Inside Looking Out: A voice from the past speaks again
On Dec. 23, 1776, Thomas Paine wrote a powerful essay, titled “American Crisis” that became a significant inspiration for the colonists to win their independence from Great Britain. If Paine were alive today, he might write a modern version to reawaken our American spirit. Here’s how he might have penned it. Direct wording from his original essay is cited with quotation marks.
These are the times that try our souls. The ignorant and the apathetic “will, in this crisis shrink from the service of their country,” but we that stand by it now, deserve the love and gratitude of every man and woman. America’s future is not guaranteed; if we say nothing and do nothing to preserve a land worthy of our children and our grandchildren, they will inherit our failure to recapture the pride in our nation we once held in our collective hearts; there has been no light to an endless tunnel of darkness. In that vein we will leave a legacy from which history will render a verdict of guilty as charged.
The harder the conflict the more satisfying the victory. What we are entitled without effort, we hold without value. Our freedom, attained and preserved upon the valor of the fallen soldier, will drift away in the morning wind. The patriotism our forefathers had passed on to future generations of Americans is at supreme risk during this midnight hour and may be lost forever to the self-indulgent and by turning our heads away from our neighbor. We care not for this man’s need of our compassion. We care not for that woman’s need of our empathy.

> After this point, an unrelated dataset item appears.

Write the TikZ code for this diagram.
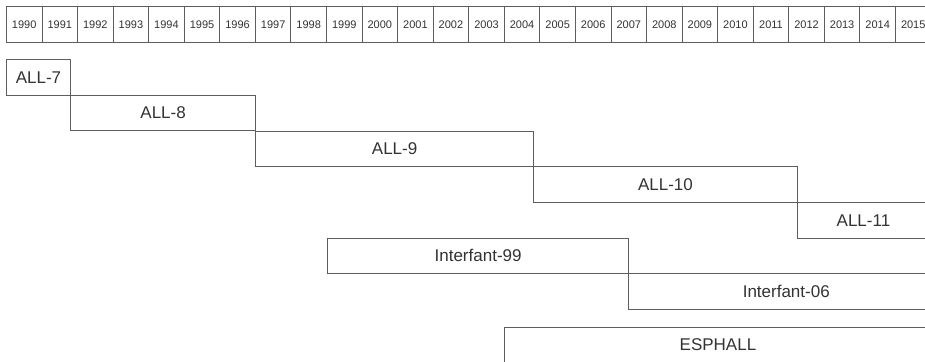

We have none to blame but ourselves for our indifferences, yet our demise does not need be final. God Almighty or whatever we deem to have created this universe will not give up our people to the unconscionable and to the suppression of the American dream or leave us to perish by our own hands. We shall not surrender to the discontented that declare those to be unworthy because of color of skin, origin of culture, or choice of gender. We must be one people, one America. The eagle awakens the same morning that greets our coming day, flies below the same sun that rises above us all, and rests the same night we kiss our children into the serenity of their sleep.
’Tis surprising to see how rapidly a decline will sometimes run through a country. All nations and ages have been subject to a gradual but enduring decay of humanity that now looms over our land like an ominous black cloud. Yet American history has proved the grit of our people. When we come together, we are invincible to every threat that might be brought upon us. In the United States we stand. In the Divided States we fall and the Pledge of Allegiance would become nothing more than recitation void of significance demanded at public forums and inside school classrooms. We should shudder to speak its doomed revision. To the Republic from which it no longer can stand, a broken nation under God we do not believe, without liberty, and without justice for all.
We shall not be Republicans. We shall not be Democrats. We shall not wear badges of red or blue color. We shall not be mesmerized by the rhetoric of media egos or by the faces that stand behind podiums of political favor. We must demand leadership that empowers us to serve our communities. President John F. Kennedy had said, “Ask not what your country can do for you. Ask what you can do for your country.”
America has been built upon the backs of the blue collar, from the triumph of the underdog, in the love of family, and for the respect of the man and the woman who live next door. We must not believe extremism will prevail. Anarchy delivers separatism and never unity. We must link our differences together to construct an unbreakable chain from which we can stand upon the mountaintop and proudly hold the hands of our brothers and sisters.
“I call not upon a few, but upon all, not on this state or that state, but on every state - up and help us. Lay your shoulders to the wheel ... Let it be told to the future world that in the depth of winter, when nothing but hope and virtue could survive, that the city and country alarmed at one common danger, came forth to meet and to repulse it.”
It matters not where you live or what title you hold, the plight of the closed mind and the scourge of his blindness at the road ahead will infect us all. The rich or the poor will suffer alike ... “The heart that feels not now is dead. The blood of his children will curse his cowardice ... I love the man and woman that can smile in trouble, that can gather strength from distress and grow brave by reflection.” ’Tis the business of little minds to shrink, but to those of us whose hearts are true and whose courage is strong, let us pursue our principles unto our deaths.
Let us call not for a revolution with weapons and violence, but for a reawakening of the mission set forth at the birthday of our nation; that all Americans possess the unalienable right to the pursuit of happiness and that this endeavor shall not conflict with that right of any others.
To achieve this right, we must be one people undivided by political party, by race, by culture or by creed. One people driven out of blatant complacency and into spirited purpose. One country lifted high upon the eagle’s wings, to reach for the promise we must make to generations of tomorrow that they too may carry the torch to preserve the glory of our beloved United States of America.